## Written problem
Copy exactly, and only, the lines below from the first through the one containing "(busL) -- (busR);", both included; pictures are omitted.

## Raw data
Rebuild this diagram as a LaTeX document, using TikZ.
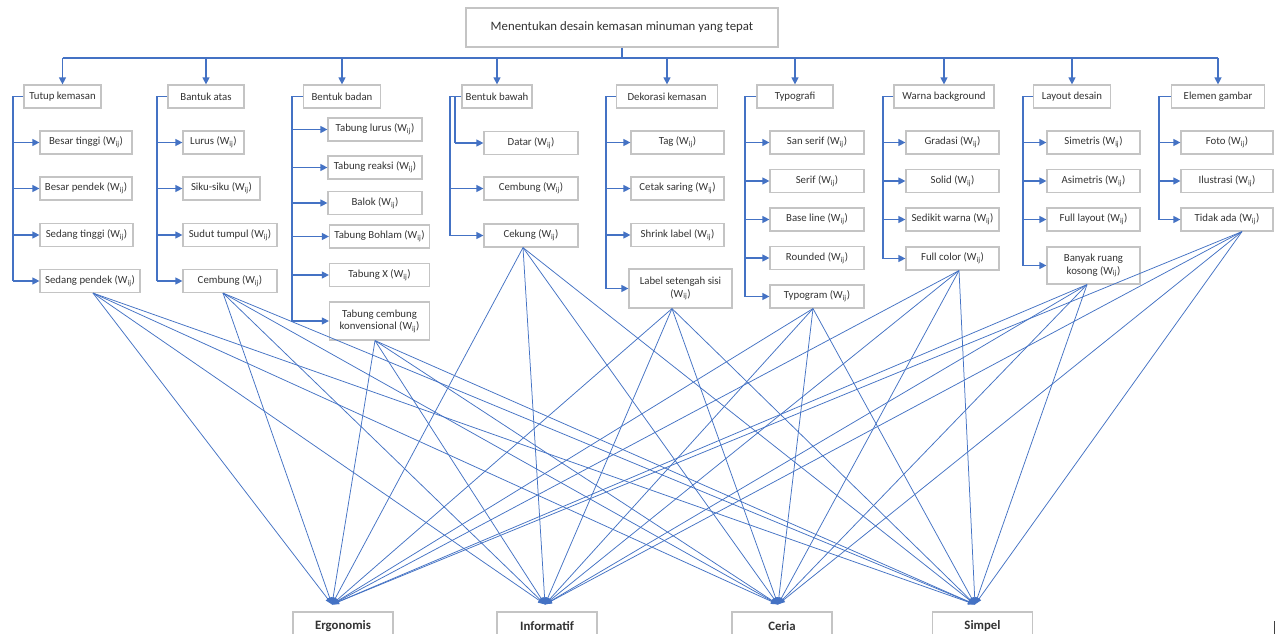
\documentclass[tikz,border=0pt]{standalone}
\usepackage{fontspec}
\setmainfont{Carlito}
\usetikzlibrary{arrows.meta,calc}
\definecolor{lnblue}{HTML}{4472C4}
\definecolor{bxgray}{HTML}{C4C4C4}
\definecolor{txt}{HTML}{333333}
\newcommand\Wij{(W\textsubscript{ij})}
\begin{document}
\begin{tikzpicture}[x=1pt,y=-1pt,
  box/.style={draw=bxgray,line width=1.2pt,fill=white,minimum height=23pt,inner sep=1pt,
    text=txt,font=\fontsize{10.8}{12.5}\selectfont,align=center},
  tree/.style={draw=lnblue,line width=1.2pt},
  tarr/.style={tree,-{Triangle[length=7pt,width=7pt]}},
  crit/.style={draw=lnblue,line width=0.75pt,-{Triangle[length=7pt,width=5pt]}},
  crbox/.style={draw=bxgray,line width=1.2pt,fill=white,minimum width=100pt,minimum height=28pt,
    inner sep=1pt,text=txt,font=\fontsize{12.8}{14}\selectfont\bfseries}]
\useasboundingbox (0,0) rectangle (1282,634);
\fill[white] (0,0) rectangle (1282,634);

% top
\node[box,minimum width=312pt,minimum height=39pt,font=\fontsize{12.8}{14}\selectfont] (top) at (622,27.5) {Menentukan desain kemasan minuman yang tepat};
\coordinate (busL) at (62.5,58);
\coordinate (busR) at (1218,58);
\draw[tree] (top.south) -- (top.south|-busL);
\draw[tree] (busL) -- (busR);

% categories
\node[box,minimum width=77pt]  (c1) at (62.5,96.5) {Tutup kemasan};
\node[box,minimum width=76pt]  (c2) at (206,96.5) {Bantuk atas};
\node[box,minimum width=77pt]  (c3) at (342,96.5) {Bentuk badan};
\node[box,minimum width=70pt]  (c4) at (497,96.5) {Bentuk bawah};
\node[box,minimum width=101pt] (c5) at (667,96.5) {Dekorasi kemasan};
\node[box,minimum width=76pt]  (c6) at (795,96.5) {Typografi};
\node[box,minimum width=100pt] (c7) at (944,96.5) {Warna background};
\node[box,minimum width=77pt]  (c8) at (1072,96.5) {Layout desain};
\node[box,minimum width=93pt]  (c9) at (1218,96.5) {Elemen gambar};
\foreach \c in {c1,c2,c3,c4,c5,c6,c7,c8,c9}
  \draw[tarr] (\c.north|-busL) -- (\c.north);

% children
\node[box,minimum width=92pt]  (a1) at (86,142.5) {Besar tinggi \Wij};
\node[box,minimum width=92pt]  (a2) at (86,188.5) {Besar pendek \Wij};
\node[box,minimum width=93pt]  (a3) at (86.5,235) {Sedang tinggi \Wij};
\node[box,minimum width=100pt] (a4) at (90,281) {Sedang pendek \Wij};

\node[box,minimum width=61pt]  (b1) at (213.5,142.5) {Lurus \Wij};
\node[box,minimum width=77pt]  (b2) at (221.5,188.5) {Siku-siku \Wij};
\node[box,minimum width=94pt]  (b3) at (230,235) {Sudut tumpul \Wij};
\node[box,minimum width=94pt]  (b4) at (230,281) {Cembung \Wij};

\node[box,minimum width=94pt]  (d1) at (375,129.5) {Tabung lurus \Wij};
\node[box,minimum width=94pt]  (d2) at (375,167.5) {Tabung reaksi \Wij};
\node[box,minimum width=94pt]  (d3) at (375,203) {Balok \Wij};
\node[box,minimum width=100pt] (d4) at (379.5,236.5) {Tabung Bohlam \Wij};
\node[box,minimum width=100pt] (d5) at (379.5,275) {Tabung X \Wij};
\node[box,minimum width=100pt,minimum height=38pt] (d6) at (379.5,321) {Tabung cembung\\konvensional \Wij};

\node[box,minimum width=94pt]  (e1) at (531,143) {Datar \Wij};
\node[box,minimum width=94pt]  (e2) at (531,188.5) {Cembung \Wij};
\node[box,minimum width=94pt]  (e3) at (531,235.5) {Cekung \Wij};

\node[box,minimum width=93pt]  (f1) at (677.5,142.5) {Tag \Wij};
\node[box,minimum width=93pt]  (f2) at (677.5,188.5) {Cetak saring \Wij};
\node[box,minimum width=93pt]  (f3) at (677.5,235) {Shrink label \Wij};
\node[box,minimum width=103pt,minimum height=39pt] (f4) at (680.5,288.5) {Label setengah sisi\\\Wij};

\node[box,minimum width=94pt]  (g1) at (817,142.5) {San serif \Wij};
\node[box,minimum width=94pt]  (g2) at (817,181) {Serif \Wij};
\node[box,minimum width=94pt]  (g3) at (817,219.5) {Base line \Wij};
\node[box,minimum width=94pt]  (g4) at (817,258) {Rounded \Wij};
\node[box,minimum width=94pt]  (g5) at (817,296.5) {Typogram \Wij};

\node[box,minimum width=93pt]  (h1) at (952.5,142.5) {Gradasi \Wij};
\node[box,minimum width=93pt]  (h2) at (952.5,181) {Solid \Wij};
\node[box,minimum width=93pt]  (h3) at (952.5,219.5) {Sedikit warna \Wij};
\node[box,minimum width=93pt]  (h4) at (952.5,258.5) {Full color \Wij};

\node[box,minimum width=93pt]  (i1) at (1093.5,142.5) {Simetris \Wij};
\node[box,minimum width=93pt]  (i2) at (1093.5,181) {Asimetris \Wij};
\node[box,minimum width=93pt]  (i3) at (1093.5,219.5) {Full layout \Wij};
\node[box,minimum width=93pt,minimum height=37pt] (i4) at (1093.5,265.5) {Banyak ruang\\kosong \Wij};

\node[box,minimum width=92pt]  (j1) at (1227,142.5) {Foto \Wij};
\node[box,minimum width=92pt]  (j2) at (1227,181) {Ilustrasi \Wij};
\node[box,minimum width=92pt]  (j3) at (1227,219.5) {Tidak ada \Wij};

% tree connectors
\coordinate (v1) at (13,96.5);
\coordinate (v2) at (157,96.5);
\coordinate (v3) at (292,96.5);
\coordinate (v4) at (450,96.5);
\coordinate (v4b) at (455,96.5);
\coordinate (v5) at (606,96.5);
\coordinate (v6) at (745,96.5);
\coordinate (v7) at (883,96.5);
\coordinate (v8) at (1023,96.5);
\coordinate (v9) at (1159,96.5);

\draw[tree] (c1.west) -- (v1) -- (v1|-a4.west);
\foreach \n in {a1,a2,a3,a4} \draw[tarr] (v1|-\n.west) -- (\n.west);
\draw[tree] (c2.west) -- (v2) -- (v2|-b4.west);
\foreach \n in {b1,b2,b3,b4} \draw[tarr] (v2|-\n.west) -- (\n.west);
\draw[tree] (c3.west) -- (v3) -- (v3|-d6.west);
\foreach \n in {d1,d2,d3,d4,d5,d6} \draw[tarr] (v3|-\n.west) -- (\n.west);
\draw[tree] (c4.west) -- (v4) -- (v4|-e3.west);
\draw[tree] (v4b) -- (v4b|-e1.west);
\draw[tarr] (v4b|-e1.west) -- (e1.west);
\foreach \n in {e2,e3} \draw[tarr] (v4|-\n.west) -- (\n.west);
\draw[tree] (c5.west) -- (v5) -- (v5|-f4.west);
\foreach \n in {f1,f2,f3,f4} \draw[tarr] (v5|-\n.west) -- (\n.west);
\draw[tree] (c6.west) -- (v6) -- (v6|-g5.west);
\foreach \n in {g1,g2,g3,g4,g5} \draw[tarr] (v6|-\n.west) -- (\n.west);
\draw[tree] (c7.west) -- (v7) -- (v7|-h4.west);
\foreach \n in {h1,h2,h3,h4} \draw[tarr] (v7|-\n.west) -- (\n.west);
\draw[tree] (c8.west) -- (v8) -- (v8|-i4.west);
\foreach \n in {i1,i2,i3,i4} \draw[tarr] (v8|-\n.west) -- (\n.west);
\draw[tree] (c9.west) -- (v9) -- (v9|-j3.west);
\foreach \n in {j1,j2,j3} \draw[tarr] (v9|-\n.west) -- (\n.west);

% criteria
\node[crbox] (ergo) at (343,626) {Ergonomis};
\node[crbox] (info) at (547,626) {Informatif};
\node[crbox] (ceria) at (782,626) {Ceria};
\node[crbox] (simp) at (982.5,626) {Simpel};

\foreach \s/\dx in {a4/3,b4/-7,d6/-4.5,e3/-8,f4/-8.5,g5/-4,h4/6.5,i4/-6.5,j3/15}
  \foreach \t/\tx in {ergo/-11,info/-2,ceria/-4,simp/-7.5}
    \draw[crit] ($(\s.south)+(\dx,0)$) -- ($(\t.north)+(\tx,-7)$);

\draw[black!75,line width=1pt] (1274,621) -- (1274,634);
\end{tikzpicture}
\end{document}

## Exercise response
Rebuild this diagram as a LaTeX document, using TikZ.
\documentclass[tikz,border=0pt]{standalone}
\usepackage{fontspec}
\setmainfont{Carlito}
\usetikzlibrary{arrows.meta,calc}
\definecolor{lnblue}{HTML}{4472C4}
\definecolor{bxgray}{HTML}{C4C4C4}
\definecolor{txt}{HTML}{333333}
\newcommand\Wij{(W\textsubscript{ij})}
\begin{document}
\begin{tikzpicture}[x=1pt,y=-1pt,
  box/.style={draw=bxgray,line width=1.2pt,fill=white,minimum height=23pt,inner sep=1pt,
    text=txt,font=\fontsize{10.8}{12.5}\selectfont,align=center},
  tree/.style={draw=lnblue,line width=1.2pt},
  tarr/.style={tree,-{Triangle[length=7pt,width=7pt]}},
  crit/.style={draw=lnblue,line width=0.75pt,-{Triangle[length=7pt,width=5pt]}},
  crbox/.style={draw=bxgray,line width=1.2pt,fill=white,minimum width=100pt,minimum height=28pt,
    inner sep=1pt,text=txt,font=\fontsize{12.8}{14}\selectfont\bfseries}]
\useasboundingbox (0,0) rectangle (1282,634);
\fill[white] (0,0) rectangle (1282,634);

% top
\node[box,minimum width=312pt,minimum height=39pt,font=\fontsize{12.8}{14}\selectfont] (top) at (622,27.5) {Menentukan desain kemasan minuman yang tepat};
\coordinate (busL) at (62.5,58);
\coordinate (busR) at (1218,58);
\draw[tree] (top.south) -- (top.south|-busL);
\draw[tree] (busL) -- (busR);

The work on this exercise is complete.